Resources & Utilities • ~7–8 min read • Updated Nov 27, 2024

Context

“Real-time” is seductive—and expensive. Many AI use cases don’t need it. Your job is to size the decision latency and choose the simplest pipeline that meets it. Batch shines when you can tolerate delay, amortize cost, and simplify ops. Streaming wins where freshness and continuity change outcomes, not just dashboards.

Core Framework: The Latency Budget

  1. Decision Latency (DL): How quickly the business decision must change after new data arrives (e.g., 5s, 5m, 1h, 1d).
  2. Pipeline Latency (PL): Ingest → transform → retrieve → infer → act. Profile each stage.
  3. Freshness Criticality (FC): Customer harm, revenue, or safety impact if stale (High/Med/Low).
  4. Volatility & Burstiness: Spiky traffic favors buffering and batch micro-windows.
  5. Cost & Ops Complexity: More always-on services, more on-call. Price the overhead.

When Nightly (or Hourly) Batch Wins

  • Planning & scoring: Lead prioritization, risk tiers, campaign segments.
  • Slow-moving features: User profiles, product catalogs, derived aggregates.
  • Heavy transforms: Joins and quality checks that benefit from orderly windows.
  • Cost-conscious back office: Re-run overnight with predictable spend.

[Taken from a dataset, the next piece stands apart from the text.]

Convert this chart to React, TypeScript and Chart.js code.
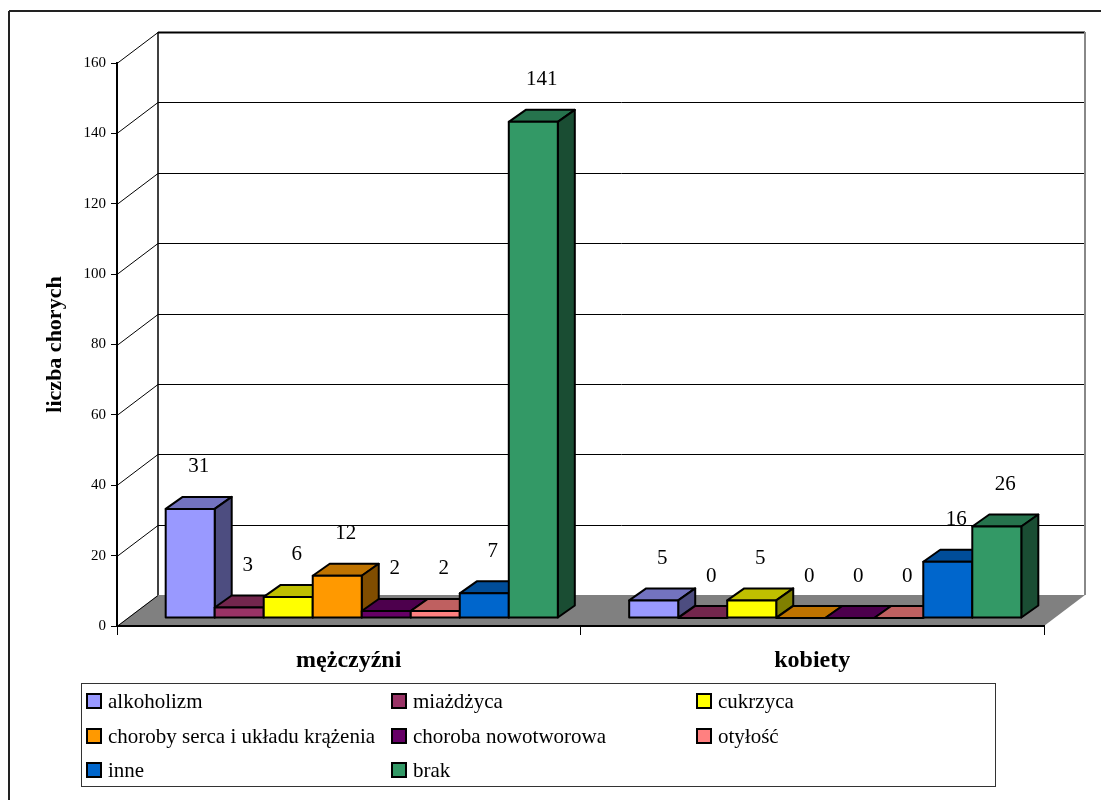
import { useEffect, useRef } from "react";
import { Chart, registerables } from "chart.js";

Chart.register(...registerables);

// ---- data ----
const groups = ["mężczyźni", "kobiety"];
const seriesNames = [
  "alkoholizm",
  "miażdżyca",
  "cukrzyca",
  "choroby serca i układu krążenia",
  "choroba nowotworowa",
  "otyłość",
  "inne",
  "brak",
];
const seriesColors = [
  "#9999FF",
  "#993366",
  "#FFFF00",
  "#FF9900",
  "#660066",
  "#FF8080",
  "#0066CC",
  "#339966",
];
const menValues = [31, 3, 6, 12, 2, 2, 7, 141];
const womenValues = [5, 0, 5, 0, 0, 0, 16, 26];
const yMin = 0;
const yMax = 160;
const yStep = 20;
const yTitle = "liczba chorych";

// ---- 3D look ----
const FONT = "'Liberation Serif', 'Times New Roman', serif";
const WALL_DX = 41; // depth of the box (back wall offset)
const WALL_DY = -31;
const ROW_DX = 13; // where the row of bars sits inside the depth
const ROW_DY = -8;
const BAR_DX = 17; // depth of a single bar
const BAR_DY = -12;

function shade(hex: string, f: number) {
  const n = parseInt(hex.slice(1), 16);
  const r = Math.round(((n >> 16) & 255) * f);
  const g = Math.round(((n >> 8) & 255) * f);
  const b = Math.round((n & 255) * f);
  return `rgb(${r},${g},${b})`;
}

function poly(ctx: CanvasRenderingContext2D, pts: number[][], fill: string) {
  ctx.beginPath();
  ctx.moveTo(pts[0][0], pts[0][1]);
  for (let i = 1; i < pts.length; i++) ctx.lineTo(pts[i][0], pts[i][1]);
  ctx.closePath();
  ctx.fillStyle = fill;
  ctx.fill();
  ctx.stroke();
}

function line(ctx: CanvasRenderingContext2D, x1: number, y1: number, x2: number, y2: number) {
  ctx.beginPath();
  ctx.moveTo(x1, y1);
  ctx.lineTo(x2, y2);
  ctx.stroke();
}

const box3d = {
  id: "box3d",
  beforeDraw(chart: any) {
    const ctx: CanvasRenderingContext2D = chart.ctx;
    const { left, right, bottom } = chart.chartArea;
    const ys = chart.scales.y;
    ctx.save();

    // outer frame
    ctx.strokeStyle = "#222";
    ctx.lineWidth = 2;
    line(ctx, 9, 11, 9, 800);
    line(ctx, 9, 11, 1101, 11);

    // floor
    ctx.beginPath();
    ctx.moveTo(left, bottom);
    ctx.lineTo(right, bottom);
    ctx.lineTo(right + WALL_DX, bottom + WALL_DY);
    ctx.lineTo(left + WALL_DX, bottom + WALL_DY);
    ctx.closePath();
    ctx.fillStyle = "#808080";
    ctx.fill();

    // grid on side and back walls
    ctx.strokeStyle = "#000";
    ctx.lineWidth = 1;
    for (const t of ys.ticks) {
      const py = Math.round(ys.getPixelForValue(t.value)) + 0.5;
      line(ctx, left, py, left + WALL_DX, py + WALL_DY);
      if (t.value > yMin) {
        ctx.lineWidth = t.value === yMax ? 2 : 1;
        line(ctx, left + WALL_DX, py + WALL_DY, right + WALL_DX, py + WALL_DY);
        ctx.lineWidth = 1;
      }
    }
    const pTop = ys.getPixelForValue(yMax);
    ctx.lineWidth = 1.5;
    line(ctx, left + WALL_DX, pTop + WALL_DY, left + WALL_DX, bottom + WALL_DY);
    ctx.strokeStyle = "#888";
    ctx.lineWidth = 2;
    line(ctx, right + WALL_DX, pTop + WALL_DY, right + WALL_DX, bottom + WALL_DY);

    // floor front edge
    ctx.strokeStyle = "#000";
    ctx.lineWidth = 2;
    line(ctx, left, bottom, right, bottom);
    ctx.restore();
  },
  afterDatasetsDraw(chart: any) {
    const ctx: CanvasRenderingContext2D = chart.ctx;
    ctx.save();
    ctx.strokeStyle = "#000";
    ctx.lineWidth = 2;
    ctx.lineJoin = "round";
    const labels: { x: number; y: number; v: number }[] = [];
    chart.data.datasets.forEach((ds: any, i: number) => {
      const meta = chart.getDatasetMeta(i);
      const base = seriesColors[i];
      meta.data.forEach((el: any, j: number) => {
        const p = el.getProps(["x", "y", "base", "width"], true);
        const L = p.x - p.width / 2 + ROW_DX;
        const R = p.x + p.width / 2 + ROW_DX;
        const T = p.y + ROW_DY;
        const B = p.base + ROW_DY;
        poly(
          ctx,
          [
            [L, T],
            [R, T],
            [R + BAR_DX, T + BAR_DY],
            [L + BAR_DX, T + BAR_DY],
          ],
          shade(base, 0.75)
        );
        if (B - T > 0.5) {
          poly(
            ctx,
            [
              [R, T],
              [R + BAR_DX, T + BAR_DY],
              [R + BAR_DX, B + BAR_DY],
              [R, B],
            ],
            shade(base, 0.5)
          );
          ctx.fillStyle = base;
          ctx.fillRect(L, T, R - L, B - T);
          ctx.strokeRect(L, T, R - L, B - T);
        }
        labels.push({ x: (L + R) / 2 + BAR_DX / 2, y: T + BAR_DY, v: ds.data[j] });
      });
    });
    ctx.fillStyle = "#000";
    ctx.font = `21px ${FONT}`;
    ctx.textAlign = "center";
    ctx.textBaseline = "middle";
    for (const l of labels) ctx.fillText(String(l.v), l.x, l.y - 30);
    ctx.restore();
  },
  afterDraw(chart: any) {
    const ctx: CanvasRenderingContext2D = chart.ctx;
    ctx.save();
    // legend box
    ctx.strokeStyle = "#333";
    ctx.lineWidth = 1;
    ctx.strokeRect(81.5, 683.5, 914, 103);
    const cols = [87, 392, 697];
    const rows = [701, 736, 770];
    ctx.font = `21px ${FONT}`;
    ctx.textBaseline = "middle";
    ctx.textAlign = "left";
    seriesNames.forEach((name, i) => {
      const x = cols[i % 3];
      const y = rows[Math.floor(i / 3)];
      ctx.fillStyle = seriesColors[i];
      ctx.fillRect(x, y - 7, 14, 14);
      ctx.strokeStyle = "#000";
      ctx.lineWidth = 2;
      ctx.strokeRect(x, y - 7, 14, 14);
      ctx.fillStyle = "#000";
      ctx.fillText(name, x + 21, y + 1);
    });
    ctx.restore();
  },
};

export default function App() {
  const ref = useRef<HTMLCanvasElement | null>(null);

  useEffect(() => {
    if (!ref.current) return;
    Chart.defaults.font.family = FONT;
    const chart = new Chart(ref.current, {
      type: "bar",
      data: {
        labels: groups,
        datasets: seriesNames.map((name, i) => ({
          label: name,
          data: [menValues[i], womenValues[i]],
          backgroundColor: "rgba(0,0,0,0)",
          borderWidth: 0,
          categoryPercentage: 0.846,
          barPercentage: 1,
        })),
      },
      options: {
        responsive: false,
        animation: false,
        devicePixelRatio: 1,
        layout: { padding: { left: 0, top: 63, right: 57, bottom: 114 } },
        plugins: {
          legend: { display: false },
          tooltip: { enabled: false },
        },
        scales: {
          x: {
            afterFit: (s: any) => {
              s.height = 60;
            },
            grid: {
              display: true,
              drawOnChartArea: false,
              drawTicks: true,
              tickLength: 9,
              color: "#000",
            },
            border: { display: true, color: "#000", width: 2 },
            ticks: {
              color: "#000",
              padding: 11,
              font: { family: FONT, size: 24, weight: "bold" },
            },
          },
          y: {
            min: yMin,
            max: yMax,
            afterFit: (s: any) => {
              s.width = 117;
            },
            grid: {
              display: true,
              drawOnChartArea: false,
              drawTicks: true,
              tickLength: 6,
              color: "#000",
            },
            border: { display: true, color: "#000", width: 2 },
            ticks: {
              stepSize: yStep,
              color: "#000",
              padding: 5,
              font: { family: FONT, size: 15 },
            },
            title: {
              display: true,
              text: yTitle,
              color: "#000",
              padding: { top: 42, bottom: 0 },
              font: { family: FONT, size: 22, weight: "bold" },
            },
          },
        },
      },
      plugins: [box3d],
    } as any);
    return () => chart.destroy();
  }, []);

  return (
    <div style={{ position: "absolute", left: 0, top: 0, width: 1101, height: 800, background: "#fff" }}>
      <canvas ref={ref} width={1101} height={800} style={{ display: "block" }} />
    </div>
  );
}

When Streaming is Worth It

  • Operational control loops: Dispatching, anomaly response, dynamic routing.
  • High-stakes freshness: Fraud, abuse, safety events, market microstructure.
  • Conversational & agentic UX: Tokens, events, and tool calls must feel live.
  • Feature stores with SLAs: Near-real-time features feeding online models.

Practical Patterns

  1. Micro-batch first: 1–5 minute windows via scheduled jobs or stream compaction—often “real-time enough.”
  2. Dual-path architecture: Online (hot) for the few features that need it; offline (cold) for everything else.
  3. Late-binding transforms: Normalize/validate as close to inference as possible to avoid reprocessing churn.
  4. Idempotency + replay: Assign stable IDs; make sinks idempotent; keep replay logs for backfills and drift studies.
  5. Freshness monitors: Emit staleness seconds and alert when DL < PL.

Recommended Actions

  1. Write the DL/FC table: For each use case, record decision latency and freshness criticality. Sort by FC then DL.
  2. Start with batch + SLAs: Prove value with hourly/nightly. Add streaming only where DL violations cost real money or risk.
  3. Measure end-to-end PL: Instrument from event to action. Kill “real-time” talk until PL < DL for a week.
  4. Harden the hot path: Rate limits, backpressure, autoscaling, circuit breakers; keep it tiny.
  5. Retain raw events: 7–30 days for backfills, evaluations, and incident replays.

Common Pitfalls

  • Streaming by default: Paying 24/7 tax for decisions made once a day.
  • Unowned freshness: No SLOs → silent staleness; decisions drift before anyone notices.
  • Wide hot path: Everything in real-time → fragile systems and noisy on-call.
  • No replay story: Incidents and model drift cannot be reproduced.

Quick Win Checklist

  • Publish DL/FC for top 5 use cases; mark which truly need <60s freshness.
  • Flip non-critical streams to 5-minute micro-batch; compare cost/latency.
  • Add event_age_seconds to logs and dashboards; alert at 2× DL.
  • Define a tiny, idempotent hot path; everything else rides batch.

Closing

Real-time is a business requirement, not a vibe. Size the latency budget, keep the hot path small, and meet freshness with the simplest pipeline that pays back. Your uptime, costs, and sleep will thank you.